New radiant wall of high capacity to accumulate heat
A researcher from Universidad Politécnica de Madrid was involved in the design and construction of an innovative solution for residential building facades that optimizes the local energy resources.
The final energy consumption in buildings keeps growing as well as their greenhouse emissions. As a consequence, we need to search for solutions to build and rehabilitate buildings by making them more efficient. A team of researchers, including Lorenzo Oliviere from the School of Architecture at Universidad Politécnica de Madrid (UPM), has carried out a study to develop a new radiant element for facades of high thermal energy storage using phase change materials.
The use of these materials allows taking advantage of the latent heat absorbed and released during the phase change from solid to liquid. With these materials, a larger amount of thermal energy can be stored in a lower volume compared to sensible heat storage.
The construction industry trend is away from the Sustainable Development Scenario defined by the International Energy Agency that outlines a major transformation of the global energy system, showing how the world can change course to deliver on the three main energy-related SDGs simultaneously.
The interest in using more efficient building materials, new technologies and new systems is growing to accomplish the objectives defined by energy policies, but they are still insufficient. Lorenzo Olivieri, a researcher from the group of Renewable Distributed Generation and Intelligent Control (GEDIRCI) at UPM, explains “the goal is to achieve net-zero energy buildings that, by combining an ultra-efficient design of the envelope with renewable energies, can locally produce the same amount of energy they demand over a year”.
On average, the great majority of the final energy used in European residential buildings are for heat systems (65%) and domestic hot water generation (15%), other usages such as lighting, appliances and air conditioning are less intensive. To resume, the 80% of the final housing energy is for heat production. Therefore, to search for solutions that are able to provide thermal comfort with little external energy is essential to achieve zero-energy buildings.
Credit: Proyecto Inphase
A team of researchers from Instituto de Ciencias de la Construcción Eduardo Torroja (IETcc) at Universitat de Lleida along with the Instituto Español del Cemento y sus Aplicaciones and INDAGSA company and the collaboration of diverse universities (Jaume I, Barcelona and Politécnica de Madrid) has carried out the Inphase project which is focused on the development of a new radiant element of high thermal storage by using phase-change materials (PCM).
Over 10 commercial phase-change materials were characterized during the first stage of the project to define the most suitable option for the radiant wall. A complete laboratory-scale characterization was carried out considering the following properties: temperature of phase change, specific heat capacity, thermal conductivity, and stability.

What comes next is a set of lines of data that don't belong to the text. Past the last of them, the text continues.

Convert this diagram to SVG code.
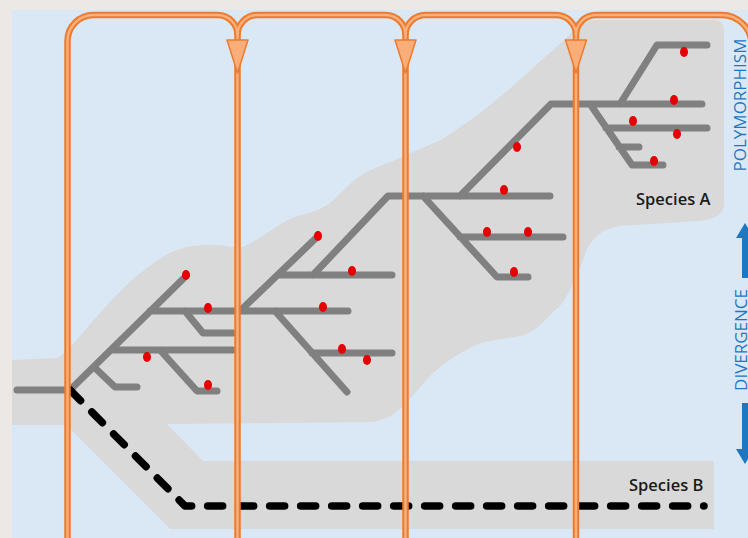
<svg xmlns="http://www.w3.org/2000/svg" width="748" height="538" viewBox="0 0 748 538">
<style>
.branch{fill:none;stroke:#808080;stroke-width:7;stroke-linecap:round;stroke-linejoin:round}
.dash{fill:none;stroke:#000;stroke-width:7.5;stroke-linecap:round;stroke-linejoin:round;stroke-dasharray:15 16}
.mut{fill:#e60000}
.flowO{fill:none;stroke:#ee7a2c;stroke-width:6.5}
.flowI{fill:none;stroke:#f9b07c;stroke-width:2.4}
.head{fill:#fbae7a;stroke:#ee7a2c;stroke-width:1.5;stroke-linejoin:round}
.sp{font-family:"Open Sans","Liberation Sans",sans-serif;font-size:16.5px;font-weight:600;fill:#1a1a1a}
.ax{font-family:"Open Sans","Liberation Sans",sans-serif;font-size:17px;fill:#1f77c0}
.axl{fill:#1f77c0}
</style>
<defs>
<path id="p1" d="M67.5,545 V41 A26,26 0 0 1 93.5,15 H217.5 A20,20 0 0 1 237.5,35 V545"/>
<path id="p2" d="M237.5,35 A20,20 0 0 1 257.5,15 H385.5 A20,20 0 0 1 405.5,35 V545"/>
<path id="p3" d="M405.5,35 A20,20 0 0 1 425.5,15 H556 A20,20 0 0 1 576,35 V545"/>
<path id="p4" d="M576,35 A20,20 0 0 1 596,15 H721.6 A30,30 0 0 1 751.6,45 V545"/>
</defs>
<rect width="748" height="538" fill="#ebe8e5"/>
<rect x="12" y="10" width="736" height="528" fill="#dae8f5"/>
<g id="species-region">
<path fill="#d9d9d9" d="M12,360 L58,358 C72,348 88,325 102,311 C115,296 128,282 143,271 C155,262 165,254 180,249 C195,244 215,244 240,248 C260,240 275,226 290,219 C305,213 318,212 330,203 C345,190 355,176 373,169 C392,162 410,153 441,140 C460,128 470,120 484,110 C500,97 520,80 534,67 C545,57 555,48 562,42 C572,32 580,24 590,20 L714,20 Q724,20 724,30 L724,205 Q722,219 700,221 L620,226 C600,229 590,240 585,255 C580,268 578,272 574,280 C568,295 563,305 554,311 C545,320 535,333 520,336 C500,340 485,340 474,346 C455,355 442,365 431,375 C420,386 410,400 401,408 C392,416 385,420 372,422 L167,424 L203,461 L714,461 L714,529 L170,529 L66,425 L12,425 Z"/>
</g>
<g id="species-a-tree">
<path class="branch" d="M17,390 H70 M70,390 L184,278 M94,367 L115,387 H137 M111,350 H233 M160,350 L197,391 H217 M150,311 H348 M185,311 L203,333 H233 M240,311 L316,238 M278,275 H392 M313,275 L388,196 H550 M275,311 L347,392 M312,353 H392 M423,196 L497,277 H528 M460,237 H563 M460,196 L551,104 H702 M620,104 L657,45 H707 M590,104 L632,165 H663 M606,128 H707 M619,147 H639"/>
</g>
<g id="mutations">
<ellipse class="mut" cx="186" cy="275" rx="4" ry="5"/>
<ellipse class="mut" cx="208" cy="308" rx="4" ry="5"/>
<ellipse class="mut" cx="147" cy="357" rx="4" ry="5"/>
<ellipse class="mut" cx="208" cy="385" rx="4" ry="5"/>
<ellipse class="mut" cx="318" cy="236" rx="4" ry="5"/>
<ellipse class="mut" cx="352" cy="271" rx="4" ry="5"/>
<ellipse class="mut" cx="323" cy="307" rx="4" ry="5"/>
<ellipse class="mut" cx="342" cy="349" rx="4" ry="5"/>
<ellipse class="mut" cx="367" cy="360" rx="4" ry="5"/>
<ellipse class="mut" cx="517" cy="147" rx="4" ry="5"/>
<ellipse class="mut" cx="504" cy="190" rx="4" ry="5"/>
<ellipse class="mut" cx="487" cy="232" rx="4" ry="5"/>
<ellipse class="mut" cx="528" cy="232" rx="4" ry="5"/>
<ellipse class="mut" cx="514" cy="272" rx="4" ry="5"/>
<ellipse class="mut" cx="684" cy="52" rx="4" ry="5"/>
<ellipse class="mut" cx="674" cy="100" rx="4" ry="5"/>
<ellipse class="mut" cx="633" cy="121" rx="4" ry="5"/>
<ellipse class="mut" cx="677" cy="134" rx="4" ry="5"/>
<ellipse class="mut" cx="654" cy="161" rx="4" ry="5"/>
</g>
<g id="species-b">
<path class="dash" d="M70,390 L185,506 H704"/>
</g>
<g id="connectors">
<use href="#p1" class="flowO"/><use href="#p2" class="flowO"/><use href="#p3" class="flowO"/><use href="#p4" class="flowO"/>
<use href="#p1" class="flowI"/><use href="#p2" class="flowI"/><use href="#p3" class="flowI"/><use href="#p4" class="flowI"/>
<polygon class="head" points="227,40 248,40 237.5,73"/>
<polygon class="head" points="395,40 416,40 405.5,73"/>
<polygon class="head" points="565.5,40 586.5,40 576,73"/>
</g>
<g id="labels">
<text class="sp" x="636" y="205">Species A</text>
<text class="sp" x="629" y="491">Species B</text>
</g>
<g id="axis">
<text class="ax" text-anchor="middle" transform="translate(746,105) rotate(-90)">POLYMORPHISM</text>
<text class="ax" text-anchor="middle" transform="translate(747,340) rotate(-90)">DIVERGENCE</text>
<rect class="axl" x="742" y="236" width="6" height="42"/>
<polygon class="axl" points="736,238 754,238 745,223"/>
<rect class="axl" x="742" y="403" width="6" height="48"/>
<polygon class="axl" points="736,449 754,449 745,464"/>
</g>
</svg>
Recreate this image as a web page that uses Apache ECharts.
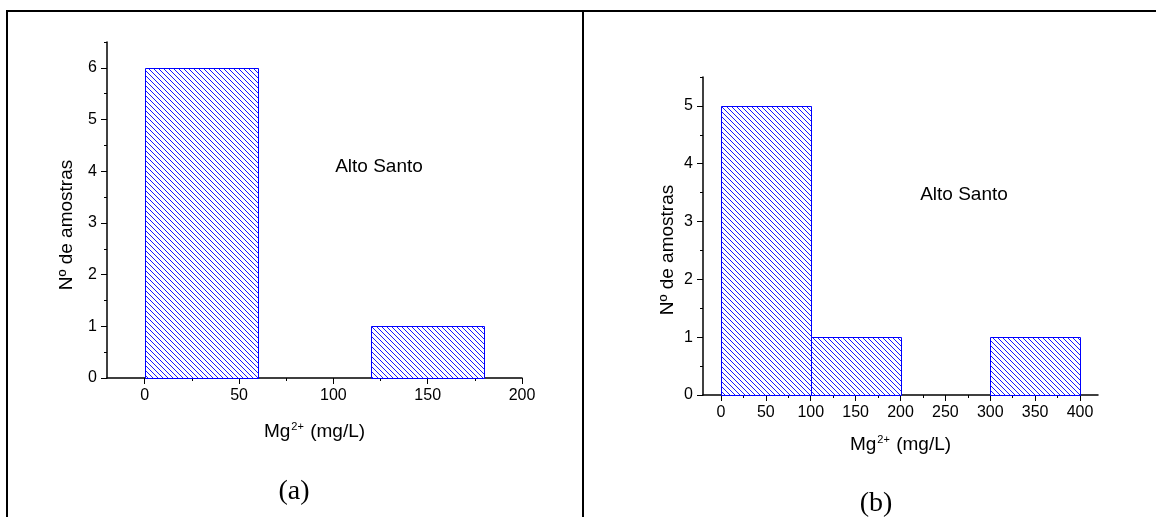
<!DOCTYPE html>
<html>
<head>
<meta charset="utf-8">
<script src="https://cdn.jsdelivr.net/npm/echarts@6/dist/echarts.min.js"></script>
<style>
html,body{margin:0;padding:0;background:#fff;}
#chart{width:1156px;height:517px;}
</style>
</head>
<body>
<div id="chart"></div>
<script>
// ---- data ----
const binStartA = [0, 60, 120];
const binEndA   = [60, 120, 180];
const countA    = [6, 0, 1];
const binStartB = [0, 100, 200, 300];
const binEndB   = [100, 200, 300, 400];
const countB    = [5, 1, 0, 1];
const xTicksA = [0, 50, 100, 150, 200];
const xMinorA = [25, 75, 125, 175];
const yTicksA = [0, 1, 2, 3, 4, 5, 6];
const yMinorA = [0.5, 1.5, 2.5, 3.5, 4.5, 5.5, 6.5];
const xTicksB = [0, 50, 100, 150, 200, 250, 300, 350, 400];
const xMinorB = [25, 75, 125, 175, 225, 275, 325, 375];
const yTicksB = [0, 1, 2, 3, 4, 5];
const yMinorB = [0.5, 1.5, 2.5, 3.5, 4.5, 5.5];
const yTitle = 'N\u00BA de amostras';
const siteName = 'Alto Santo';
const panelA = '(a)';
const panelB = '(b)';

// hatch pattern
const P = 5;
const tile = document.createElement('canvas');
tile.width = P; tile.height = P;
const tc = tile.getContext('2d');
tc.fillStyle = '#ffffff'; tc.fillRect(0, 0, P, P);
tc.fillStyle = '#1a1aff';
for (let i = 0; i < P; i++) tc.fillRect(i, i, 1, 1);
const hatch = { image: tile, repeat: 'repeat' };

const FONT = '"Liberation Sans", Arial, sans-serif';
const SERIF = '"Liberation Serif", "Times New Roman", serif';

function mkData(s, e, c) { return s.map((v, i) => [v, e[i], c[i]]); }

function renderBar(params, api) {
  const c = api.value(2);
  if (!c) return null;
  const p0 = api.coord([api.value(0), c]);
  const p1 = api.coord([api.value(1), 0]);
  const x0 = Math.round(p0[0]) + 0.5, x1 = Math.round(p1[0]) + 0.5;
  const y0 = Math.round(p0[1]) + 0.5, y1 = Math.round(p1[1]) + 0.5;
  return {
    type: 'rect',
    shape: { x: x0, y: y0, width: x1 - x0, height: y1 - y0 },
    style: { fill: hatch, stroke: '#0000ff', lineWidth: 1 }
  };
}

const labelStyle = { color: '#000', fontSize: 16, fontFamily: FONT };
const nameRich = {
  a: { fontSize: 19, fontFamily: FONT, color: '#000', lineHeight: 20, verticalAlign: 'bottom' },
  s: { fontSize: 11, fontFamily: FONT, color: '#000', lineHeight: 20, verticalAlign: 'top', padding: [0, 1, 0, 1] }
};

function xMain(grid, min, max, ticks, gap) {
  return {
    type: 'value', gridIndex: grid, position: 'bottom', min: min, max: max,
    name: '{a|Mg}{s|2+}{a| (mg/L)}', nameLocation: 'middle', nameGap: gap,
    nameTextStyle: { rich: nameRich },
    axisLine: { show: true, onZero: false, lineStyle: { color: '#000', width: 1.5 } },
    axisTick: { show: true, inside: false, length: 6, customValues: ticks, lineStyle: { color: '#000', width: 1 } },
    axisLabel: { show: true, margin: 10, customValues: ticks, ...labelStyle },
    splitLine: { show: false }
  };
}
function xMinor(grid, min, max, ticks) {
  return {
    type: 'value', gridIndex: grid, position: 'bottom', min: min, max: max,
    axisLine: { show: false, onZero: false },
    axisTick: { show: true, inside: false, length: 3, customValues: ticks, lineStyle: { color: '#000', width: 1 } },
    axisLabel: { show: false }, splitLine: { show: false }
  };
}
function yMain(grid, max, ticks) {
  return {
    type: 'value', gridIndex: grid, position: 'left', min: 0, max: max,
    axisLine: { show: true, onZero: false, lineStyle: { color: '#000', width: 1.5 } },
    axisTick: { show: true, inside: false, length: 6, customValues: ticks, lineStyle: { color: '#000', width: 1 } },
    axisLabel: { show: true, margin: 10, customValues: ticks, ...labelStyle },
    splitLine: { show: false }
  };
}
function yMinor(grid, max, ticks) {
  return {
    type: 'value', gridIndex: grid, position: 'left', min: 0, max: max,
    axisLine: { show: false, onZero: false },
    axisTick: { show: true, inside: false, length: 3, customValues: ticks, lineStyle: { color: '#000', width: 1 } },
    axisLabel: { show: false }, splitLine: { show: false }
  };
}

const option = {
  backgroundColor: '#fff',
  animation: false,
  grid: [
    { left: 107, top: 42, width: 415, height: 336 },
    { left: 703, top: 77, width: 395, height: 318 }
  ],
  xAxis: [
    xMain(0, -20, 200, xTicksA, 43),
    xMinor(0, -20, 200, xMinorA),
    xMain(1, -20, 420, xTicksB, 39),
    xMinor(1, -20, 420, xMinorB)
  ],
  yAxis: [
    yMain(0, 6.5, yTicksA),
    yMinor(0, 6.5, yMinorA),
    yMain(1, 5.5, yTicksB),
    yMinor(1, 5.5, yMinorB)
  ],
  series: [
    { type: 'custom', xAxisIndex: 0, yAxisIndex: 0, renderItem: renderBar,
      encode: { x: [0, 1], y: 2 }, data: mkData(binStartA, binEndA, countA), clip: false },
    { type: 'custom', xAxisIndex: 2, yAxisIndex: 2, renderItem: renderBar,
      encode: { x: [0, 1], y: 2 }, data: mkData(binStartB, binEndB, countB), clip: false }
  ],
  graphic: [
    // frame
    { type: 'line', shape: { x1: 6, y1: 11, x2: 1156, y2: 11 }, style: { stroke: '#000', lineWidth: 2 } },
    { type: 'line', shape: { x1: 7, y1: 10, x2: 7, y2: 517 }, style: { stroke: '#000', lineWidth: 2 } },
    { type: 'line', shape: { x1: 583, y1: 10, x2: 583, y2: 517 }, style: { stroke: '#000', lineWidth: 2 } },
    // y titles
    { type: 'text', x: 67, y: 225, rotation: Math.PI / 2,
      style: { text: yTitle, font: '19px ' + FONT, fill: '#000', textAlign: 'center', textVerticalAlign: 'middle' } },
    { type: 'text', x: 668, y: 250, rotation: Math.PI / 2,
      style: { text: yTitle, font: '19px ' + FONT, fill: '#000', textAlign: 'center', textVerticalAlign: 'middle' } },
    // annotations
    { type: 'text', x: 379, y: 167,
      style: { text: siteName, font: '19px ' + FONT, fill: '#000', textAlign: 'center', textVerticalAlign: 'middle' } },
    { type: 'text', x: 964, y: 195,
      style: { text: siteName, font: '19px ' + FONT, fill: '#000', textAlign: 'center', textVerticalAlign: 'middle' } },
    { type: 'text', x: 294, y: 492,
      style: { text: panelA, font: '28px ' + SERIF, fill: '#000', textAlign: 'center', textVerticalAlign: 'middle' } },
    { type: 'text', x: 876, y: 504,
      style: { text: panelB, font: '28px ' + SERIF, fill: '#000', textAlign: 'center', textVerticalAlign: 'middle' } }
  ]
};

const chart = echarts.init(document.getElementById('chart'), null, { renderer: 'canvas' });
chart.setOption(option);
</script>
</body>
</html>
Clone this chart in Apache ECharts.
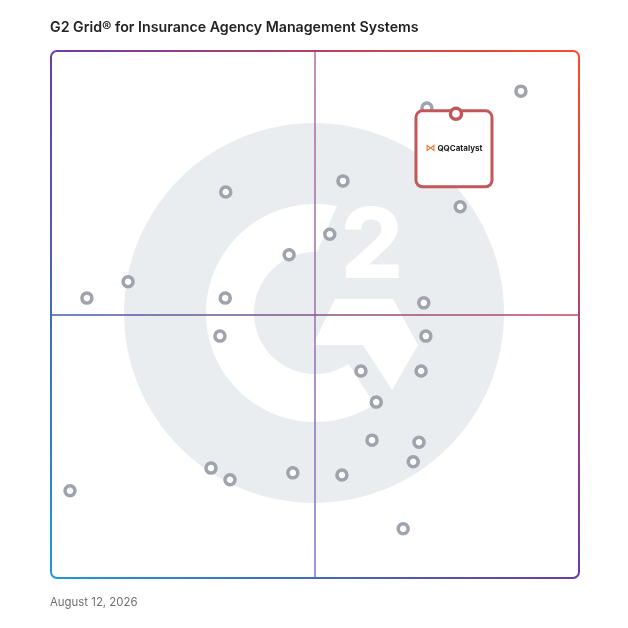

The next challenge was to design a mortar using PCM to achieve a direct adding of microencapsulated PCM inside the mortar matrix with the purpose of using it for the conventional production processes of precast elements. Thus, researchers tested the thermal properties of diverse cement mortars with PCM, varying the type and amount of elements in the mixture. The results showed the best thermal properties are obtained from silica aggregates and antifoam additives and this allowed researchers to define the optimum formulation of a PCM-added mortar for building components.
“This project resulted in an innovative solution in terms of design and construction for residential building facades based on adding phase change materials in precast concrete walls. In conclusion, this result is a suitable solution for sustainable building design”, Olivieri concludes.
Navarro, L., Solé, A., Martín, M., Barreneche, C., Olivieri, L., Tenorio, J. A., et al. (2019). Benchmarking of useful phase change materials for a building application. Energy and Buildings. 182, 45–50. DOI:10.1016/j.enbuild.2018.10.005.
Olivieri, L., Tenorio, J. A., Revuelta, D., Navarro, L., and Cabeza, L. F. (2018). Developing a PCM-enhanced mortar for thermally active precast walls. Constr. Build. Mater. 181, 638–649. DOI:10.1016/j.conbuildmat.2018.06.013.